In a task where students must, by hand, classify a day as SUNNY or NOT SUNNY by comparing it to labeled data, I tend to have every student decide within 2 minutes whether the data indicates a sunny day or something else, just with their eyeball check. I may even tell them if they are right or wrong. The fun and learning start when I then say, “Write me a sound argument supporting your belief.” I then have the time of my life rejecting their arguments until I am satisfied. This is one of those classic “low floor, high ceiling” tasks that ends in some deep takeaways both in applied and pure mathematics.

The goals of the California initiative to bring Data Science into high school curriculum will inevitably fail if we, as teachers, fail to let rigor, curiosity, and motivated mathematics lead the way.

Last, the wedge driven between the “Calculus” track and the “Data Science” track fails to acknowledge how much these two disciplines lift each other up. A student motivated to solve problems in Data Science will write more successful algorithms if they know the Calculus behind, say, Gradient Descent. A student motivated to pursue Calculus will understand the mathematics more deeply if they know how to code an optimization algorithm that they carry out with a real dataset (ideally one that they have cleaned, studied, and contains relevant, impactful data). Calculus and Data Science should be best of friends, but they are currently treated like two roads that diverge in a yellow wood.

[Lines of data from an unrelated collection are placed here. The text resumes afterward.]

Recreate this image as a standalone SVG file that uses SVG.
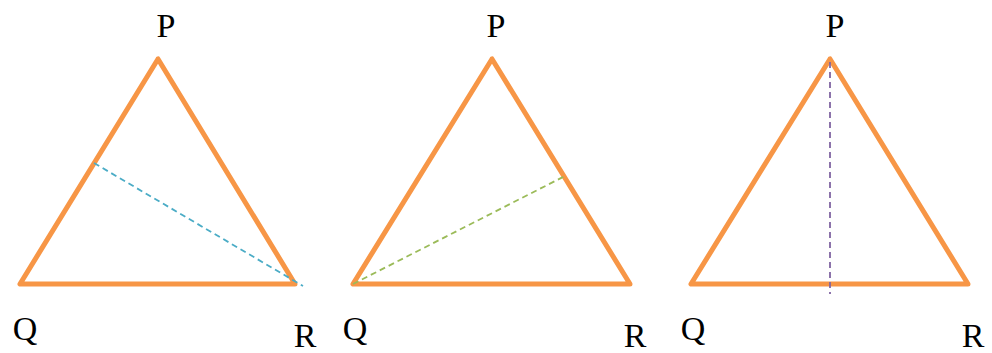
<svg xmlns="http://www.w3.org/2000/svg" width="992" height="353" viewBox="0 0 992 353">
<style>
.tri{fill:none;stroke:#F79646;stroke-width:5;stroke-linejoin:round;stroke-linecap:round}
.d{stroke-width:1.8;stroke-dasharray:6 4;fill:none}
.lbl{font-family:"Liberation Serif","Times New Roman",serif;font-size:34px;fill:#000}
</style>
<rect width="992" height="353" fill="#fff"/>
<g id="t1">
<polygon class="tri" points="158,59 20,284 295,284"/>
<text class="lbl" x="166" y="37" text-anchor="middle">P</text>
<text class="lbl" x="25" y="340" text-anchor="middle">Q</text>
<text class="lbl" x="305" y="347" text-anchor="middle">R</text>
</g>
<g id="t2">
<polygon class="tri" points="492,59 353,284 630,284"/>
<text class="lbl" x="496" y="37" text-anchor="middle">P</text>
<text class="lbl" x="355" y="340" text-anchor="middle">Q</text>
<text class="lbl" x="635" y="347" text-anchor="middle">R</text>
</g>
<g id="t3">
<polygon class="tri" points="830,59 691,284 968,284"/>
<text class="lbl" x="835" y="37" text-anchor="middle">P</text>
<text class="lbl" x="693" y="340" text-anchor="middle">Q</text>
<text class="lbl" x="973" y="347" text-anchor="middle">R</text>
</g>
<g id="connectors">
<line class="d" x1="94" y1="163" x2="303" y2="286" stroke="#4BACC6"/>
<line class="d" x1="353" y1="284" x2="565" y2="176" stroke="#9BBB59"/>
<line class="d" x1="830" y1="62" x2="830" y2="294" stroke="#8064A2"/>
</g>
</svg>
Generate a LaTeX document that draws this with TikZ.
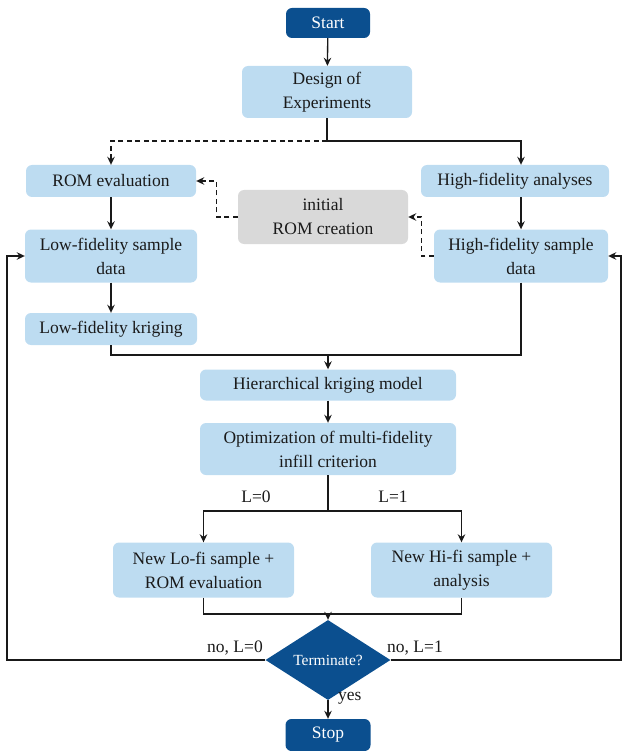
\documentclass[tikz,border=0pt]{standalone}
\usepackage{fontspec}
\setmainfont{Liberation Serif}[Ligatures=TeX]
\newfontfamily\timesfam{Liberation Serif}
\usetikzlibrary{arrows.meta,shapes.geometric,calc}
\definecolor{lightbox}{HTML}{BDDCF1}
\definecolor{darkbox}{HTML}{0B4F8F}
\definecolor{graybox}{HTML}{D9D9D9}
\definecolor{txt}{HTML}{1A1A1A}
\begin{document}
\begin{tikzpicture}[x=1pt,y=-1pt,
  every node/.style={font=\timesfam\fontsize{17.5}{24}\selectfont, text=txt},
  lbox/.style={rectangle, rounded corners=6pt, fill=lightbox, align=center, inner sep=0pt},
  dbox/.style={rectangle, rounded corners=6pt, fill=darkbox, align=center, inner sep=0pt, text=white},
  gbox/.style={rectangle, rounded corners=6pt, fill=graybox, align=center, inner sep=0pt},
  arr/.style={-{Stealth[length=8pt,width=7.5pt]}},
  conn/.style={line width=1.35pt, draw=black!90},
  dsh/.style={dash pattern=on 5pt off 3.5pt},
  lab/.style={inner sep=0pt}
]
\useasboundingbox (0,0) rectangle (623,751);

\node[dbox, minimum width=84pt, minimum height=30pt] (start) at (328,23) {Start};
\node[lbox, minimum width=170pt, minimum height=52pt] (doe) at (327,92) {Design of\\Experiments};
\node[lbox, minimum width=170pt, minimum height=32pt] (rom) at (111,181) {ROM evaluation};
\node[lbox, minimum width=188pt, minimum height=32pt] (hfa) at (515,181) {High-fidelity analyses};
\node[gbox, minimum width=170pt, minimum height=54pt] (init) at (323,217) {initial\\ROM creation};
\node[lbox, minimum width=172pt, minimum height=53pt] (lfs) at (111,256) {Low-fidelity sample\\data};
\node[lbox, minimum width=174pt, minimum height=53pt] (hfs) at (521,256) {High-fidelity sample\\data};
\node[lbox, minimum width=172pt, minimum height=32pt] (lfk) at (111,329) {Low-fidelity kriging};
\node[lbox, minimum width=256pt, minimum height=31pt] (hk) at (328,385) {Hierarchical kriging model};
\node[lbox, minimum width=256pt, minimum height=52pt] (opt) at (328,449) {Optimization of multi-fidelity\\infill criterion};
\node[lbox, minimum width=181pt, minimum height=55pt] (newlo) at (203.5,570) {New Lo-fi sample +\\ROM evaluation};
\node[lbox, minimum width=181pt, minimum height=55pt] (newhi) at (461.5,570) {New Hi-fi sample +\\analysis};
\node[diamond, fill=darkbox, minimum width=125pt, minimum height=54pt, inner sep=0pt, text=white,
      font=\timesfam\fontsize{15.5}{18}\selectfont] (term) at (328,660) {Terminate?};
\node[dbox, minimum width=85pt, minimum height=32pt] (stop) at (328,735) {Stop};

\coordinate (split) at (327,141);
\coordinate (m1) at (328,355);
\coordinate (b1) at (328,511);
\coordinate (m2) at (328,614);
\coordinate (lc) at (7,660);
\coordinate (rc) at (621,660);

% connectors
\draw[conn,arr] (start) -- (doe);
\draw[conn] (doe.south) -- (split);
\draw[conn,dsh,arr] (split) -| (rom.north);
\draw[conn,arr] (split) -| (hfa.north -| hfs.north);
\draw[conn,arr] (rom) -- (lfs);
\draw[conn,arr] (hfa.south -| hfs.north) -- (hfs.north);
\draw[conn,arr] (lfs) -- (lfk);
\draw[conn,dsh,arr] (init.west) -- ++(-21,0) |- (rom.east);
\draw[conn,dsh,arr] (hfs.west) -- ++(-12,0) |- (init.east);
\draw[conn] (lfk.south) |- (m1);
\draw[conn] (hfs.south) |- (m1);
\draw[conn,arr] (m1) -- (hk.north);
\draw[conn,arr] (hk) -- (opt);
\draw[conn] (opt.south) -- (b1);
\draw[conn,arr] (b1) -| (newlo.north);
\draw[conn,arr] (b1) -| (newhi.north);
\draw[conn] (newlo.south) |- (m2);
\draw[conn] (newhi.south) |- (m2);
\draw[conn,arr] (m2) -- (term.north);
\draw[conn,arr] (term.south) -- (stop.north);
\draw[conn,arr] (term.west) -- (lc) |- (lfs.west);
\draw[conn,arr] (term.east) -- (rc) |- (hfs.east);

% labels
\node[lab] (l0) at (256,497) {L=0};
\node[lab] (l1) at (393,497) {L=1};
\node[lab] (nol0) at (235,648) {no, L=0};
\node[lab] (nol1) at (415,648) {no, L=1};
\node[lab, anchor=west] (yes) at (338,698) {yes};
\end{tikzpicture}
\end{document}
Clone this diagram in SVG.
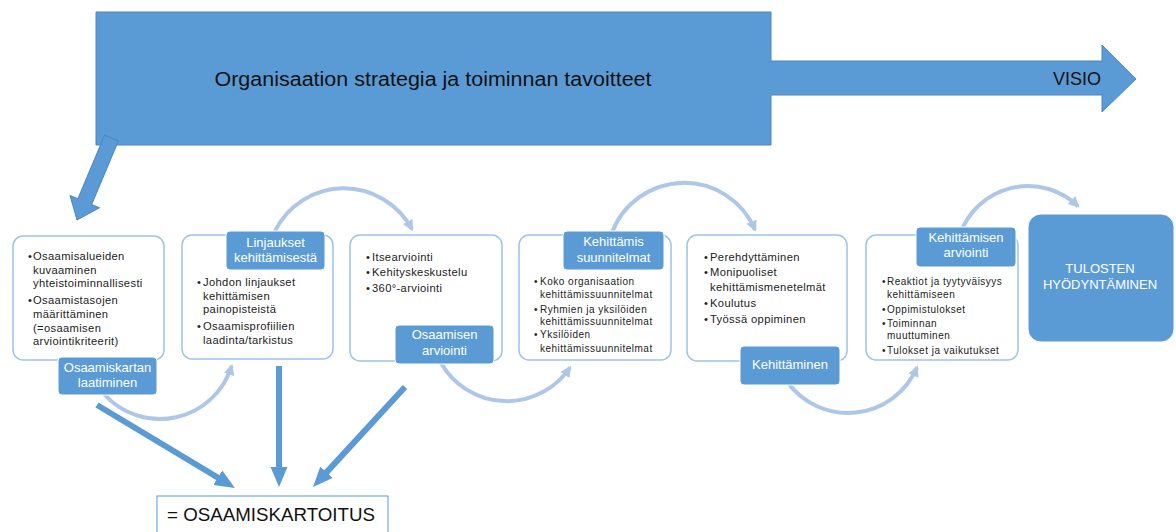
<svg xmlns="http://www.w3.org/2000/svg" width="1176" height="532" viewBox="0 0 1176 532">
<style>
.box{fill:#fff;stroke:#9dc3e6;stroke-width:1.5}
.lab{fill:#5b9bd5;stroke:#fff;stroke-width:1}
.lt{font-family:"Liberation Sans",Arial,sans-serif;font-size:13px;fill:#fff;text-anchor:middle}
.bt{font-family:"Liberation Sans",Arial,sans-serif;font-size:11.2px;fill:#222;letter-spacing:0.35px}
.st{font-family:"Liberation Sans",Arial,sans-serif;font-size:10px;fill:#222;letter-spacing:0.5px}
.arc{fill:none;stroke:#aec6e8;stroke-width:4}
.sa{fill:none;stroke:#5b9bd5;stroke-width:6}
</style>
<defs>
<marker id="ah" markerUnits="userSpaceOnUse" markerWidth="12" markerHeight="12" refX="9" refY="5.5" orient="auto">
<path d="M0,0 L11,5.5 L0,11 z" fill="#aec6e8"/>
</marker>
<marker id="bh" markerUnits="userSpaceOnUse" markerWidth="22" markerHeight="18" refX="10" refY="8.5" orient="auto">
<path d="M0,0 L20,8.5 L0,17 z" fill="#5b9bd5"/>
</marker>
</defs>
<g id="strategy">
<polygon points="96,12 771,12 771,61 1102,61 1102,45 1136,79 1102,112 1102,95 771,95 771,145 96,145" fill="#5b9bd5" stroke="#4a86c0" stroke-width="1"/>
<text x="433" y="86" font-family="Liberation Sans,Arial,sans-serif" font-size="20" fill="#111" text-anchor="middle" textLength="437" lengthAdjust="spacingAndGlyphs">Organisaation strategia ja toiminnan tavoitteet</text>
<text x="1101" y="85" font-family="Liberation Sans,Arial,sans-serif" font-size="18" fill="#111" text-anchor="end">VISIO</text>
</g>
<g id="connectors">
<path class="arc" d="M104,394 A75,75 0 0 0 231.7,365.9" marker-end="url(#ah)"/>
<path class="arc" d="M275,231 A77,77 0 0 1 412,229.4" marker-end="url(#ah)"/>
<path class="arc" d="M441,363 A76,76 0 0 0 570,367.5" marker-end="url(#ah)"/>
<path class="arc" d="M611.6,233.7 A77,77 0 0 1 755,230" marker-end="url(#ah)"/>
<path class="arc" d="M786.6,381 A75,75 0 0 0 917,367.4" marker-end="url(#ah)"/>
<path class="arc" d="M960.3,233.4 A72,72 0 0 1 1078,206.2" marker-end="url(#ah)"/>
<line class="sa" x1="97" y1="405" x2="226.4" y2="482.8" marker-end="url(#bh)"/>
<line class="sa" x1="279" y1="366" x2="279" y2="477" marker-end="url(#bh)"/>
<line class="sa" x1="405" y1="387" x2="319.8" y2="479.6" marker-end="url(#bh)"/>
<polygon points="104.6,135.1 118.4,140.9 91.7,204.5 99.5,207.8 77,220 70,195.4 77.9,198.7" fill="#5b9bd5" stroke="#4a86c0" stroke-width="1"/>
</g>
<g id="box1">
<rect class="box" x="13" y="236" width="151" height="124" rx="10"/>
<text class="bt"><tspan x="28" y="260">•</tspan><tspan x="33" y="260">Osaamisalueiden</tspan><tspan x="33" y="274">kuvaaminen</tspan><tspan x="33" y="287">yhteistoiminnallisesti</tspan><tspan x="28" y="304">•</tspan><tspan x="33" y="304">Osaamistasojen</tspan><tspan x="33" y="318">määrittäminen</tspan><tspan x="33" y="332">(=osaamisen</tspan><tspan x="33" y="345">arviointikriteerit)</tspan></text>
</g>
<g id="label1">
<rect class="lab" x="58" y="357" width="99" height="38" rx="4"/>
<text class="lt"><tspan x="107.5" y="372">Osaamiskartan</tspan><tspan x="107.5" y="387">laatiminen</tspan></text>
</g>
<g id="box2">
<rect class="box" x="182" y="235" width="151" height="124" rx="10"/>
<text class="bt"><tspan x="197" y="286">•</tspan><tspan x="203" y="286">Johdon linjaukset</tspan><tspan x="203" y="300">kehittämisen</tspan><tspan x="203" y="313">painopisteistä</tspan><tspan x="197" y="330">•</tspan><tspan x="203" y="330">Osaamisprofiilien</tspan><tspan x="203" y="344">laadinta/tarkistus</tspan></text>
</g>
<g id="label2">
<rect class="lab" x="226" y="231" width="99" height="39" rx="4"/>
<text class="lt"><tspan x="275.5" y="247">Linjaukset</tspan><tspan x="275.5" y="262">kehittämisestä</tspan></text>
</g>
<g id="box3">
<rect class="box" x="350" y="235" width="152" height="126" rx="10"/>
<text class="bt"><tspan x="366" y="261">•</tspan><tspan x="372" y="261">Itsearviointi</tspan><tspan x="366" y="276">•</tspan><tspan x="372" y="276">Kehityskeskustelu</tspan><tspan x="366" y="292">•</tspan><tspan x="372" y="292">360°-arviointi</tspan></text>
</g>
<g id="label3">
<rect class="lab" x="395" y="325" width="99" height="39" rx="4"/>
<text class="lt"><tspan x="444.5" y="339">Osaamisen</tspan><tspan x="444.5" y="355">arviointi</tspan></text>
</g>
<g id="box4">
<rect class="box" x="519" y="235" width="152" height="125" rx="10"/>
<text class="st"><tspan x="534" y="285">•</tspan><tspan x="540" y="285">Koko organisaation</tspan><tspan x="540" y="298">kehittämissuunnitelmat</tspan><tspan x="534" y="313">•</tspan><tspan x="540" y="313">Ryhmien ja yksilöiden</tspan><tspan x="540" y="325">kehittämissuunnitelmat</tspan><tspan x="534" y="338">•</tspan><tspan x="540" y="338">Yksilöiden</tspan><tspan x="540" y="352">kehittämissuunnitelmat</tspan></text>
</g>
<g id="label4">
<rect class="lab" x="563" y="231" width="101" height="39" rx="4"/>
<text class="lt"><tspan x="613.5" y="246">Kehittämis</tspan><tspan x="613.5" y="262">suunnitelmat</tspan></text>
</g>
<g id="box5">
<rect class="box" x="687" y="235" width="160" height="126" rx="10"/>
<text class="bt"><tspan x="704" y="261">•</tspan><tspan x="710" y="261">Perehdyttäminen</tspan><tspan x="704" y="276">•</tspan><tspan x="710" y="276">Monipuoliset</tspan><tspan x="710" y="291">kehittämismenetelmät</tspan><tspan x="704" y="307">•</tspan><tspan x="710" y="307">Koulutus</tspan><tspan x="704" y="323">•</tspan><tspan x="710" y="323">Työssä oppiminen</tspan></text>
</g>
<g id="label5">
<rect class="lab" x="740" y="346" width="100" height="39" rx="4"/>
<text class="lt" x="790" y="369">Kehittäminen</text>
</g>
<g id="box6">
<rect class="box" x="866" y="235" width="152" height="125" rx="10"/>
<text class="st"><tspan x="882" y="285">•</tspan><tspan x="887" y="285">Reaktiot ja tyytyväisyys</tspan><tspan x="887" y="298">kehittämiseen</tspan><tspan x="882" y="313">•</tspan><tspan x="887" y="313">Oppimistulokset</tspan><tspan x="882" y="327">•</tspan><tspan x="887" y="327">Toiminnan</tspan><tspan x="887" y="339">muuttuminen</tspan><tspan x="882" y="354">•</tspan><tspan x="887" y="354">Tulokset ja vaikutukset</tspan></text>
</g>
<g id="label6">
<rect class="lab" x="916" y="227" width="100" height="40" rx="4"/>
<text class="lt"><tspan x="966" y="242">Kehittämisen</tspan><tspan x="966" y="257">arviointi</tspan></text>
</g>
<g id="results">
<rect x="1028" y="214" width="146" height="128" rx="13" fill="#5b9bd5" stroke="#fff" stroke-width="1"/>
<text class="lt" font-size="12.5"><tspan x="1100" y="273">TULOSTEN</tspan><tspan x="1100" y="289">HYÖDYNTÄMINEN</tspan></text>
</g>
<g id="mapping">
<rect x="157" y="496" width="231" height="42" fill="#fff" stroke="#5b9bd5" stroke-width="1"/>
<text x="167" y="521" font-family="Liberation Sans,Arial,sans-serif" font-size="18" fill="#111" textLength="208" lengthAdjust="spacingAndGlyphs">= OSAAMISKARTOITUS</text>
</g>
</svg>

As teachers, we want students to feel successful with mathematics to the point of deep understanding and continual pursuit. Data Science, when done well, should not be seen as a less-rigorous alternative to high-level, pure mathematics, but rather as a natural companion and motivator of those mathematics.

In my non-Data Science classes, I tend to get the dreaded “When am I ever going to use this” question (read: complaint). I never get that question in my Data Science classes, and my students are doing Algebra and Geometry daily. That speaks volumes about how Data Science should be viewed - not as an alternative, but as a spark that lights the mathematical fire.